Now, I cheated a bit. Another meaning of "meaning" is "worthwhile quality, or purpose"(Compact Oxford English Dictionary) . In that case, the search for meaning is a search for purpose, not the search for importance. And yet... "worthwhile" implies a value judgement, and a purpose entails selecting one direction over another. Humble open-mindedness isn't going to help much here, either.

If it's correct that some temperaments militate against finding meaning in life, then others must enhance it. Seligman, for example, lists one of 24 signature strengths as "Spirtuality, Sense of Purpose, Faith, Religiousness". At the risk of tautology, one might guess that people who have a strong sense of the Other will find meaning, since to them it is obvious that there's a greater reality beyond themselves that provides a compass, and a way to discern between alternatives. Other personality types that are likely to find meaning easily are those who are courageous (taking strong stands in face of opposition suggests the self-confidence required to discern one thing as more important than another), and those showing leadership (since leadership presupposes a sense of direction, which presumes the ability to feel a strong bias for one course of action over another).

Miscellany

The postmodernists say (said? are there still any out there?) that there's meaning in random jusxtaposition. Let's hope:

I've known for a long time that as men get older, their hair stops growing out their head and start coming out their ears and noses. I'm learning to live with it. But what I wasn't expecting were the bushy eyebrows. Long, straight, hard hairs that come out akimbo. Omigod, please, I don't want to become Dennis Healy! What does one do with them? Pulling one out seems like cutting off the Hydra's heads; two grow back in its place.

I dreamt the other night of Bill Gates doing stand-up. He was pretty darn good. He was enjoying himself, and the audience was with him. He ended his set with some hilarious impersonations of a few Microsoft VPs - that nobody in the audience got.

I saw a stage adaptation of Chaim Potok's Chosen last night. It is a coming-of-age story about people discovering what gives meaning to their lives, and then devoting themselves to it. I am still searching for meaning after all these years. I tell myself that I shouldn't expect to find it. If it weren't essentially impossible to find meaning, why would there be so much literature - and religion - about it? One could say the same thing about love. Which gives me hope: I didn't imagine I'd ever experience true love until the day I did.

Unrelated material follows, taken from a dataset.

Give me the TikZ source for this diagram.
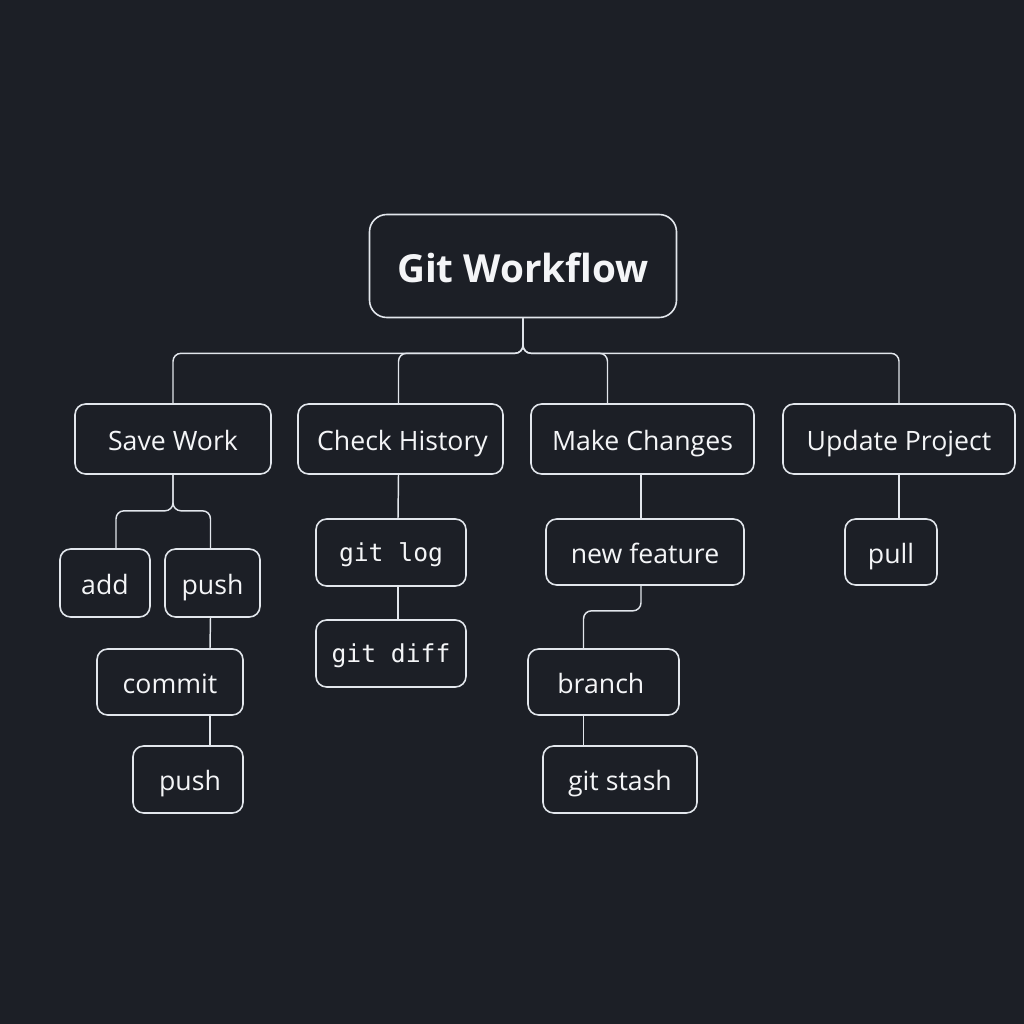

Cheskin have done a wonderful piece about the meaning of color around the world. I first saw it just around the time when the 76 gas company started confusing me. I've always been fond of the orange livery of their filling stations, and I started seeing the orange as more and more red; was I beginning to lose my sense of color? And then one day I saw a tanker truck in the old orange delivering fuel to a station decked out in red. Side by side, orange and red; there could be no doubt. It must be a rather pathetic attempt to wrap themselves in the flag. In these days of patriotism, the board must have decided, red and blue was better than orange. What a pity. Red is already so overused, especially in the gas market (Conoco, Texaco), that it has no distinguishing meaning any more. I'll treasure my little orange 76 car antenna bobble even more now.

Before and after:

I copied out this quote from Thomas Merton's "The Love of Solitude, IV" ages ago:
A man knows when he has found his vocation when he stops thinking about how to
live and begins to live.

(A longer excerpt here.)

Two epigrams:

If I can think of it, someone else is probably already doing it.

The least trustworthy person in the world is my future self.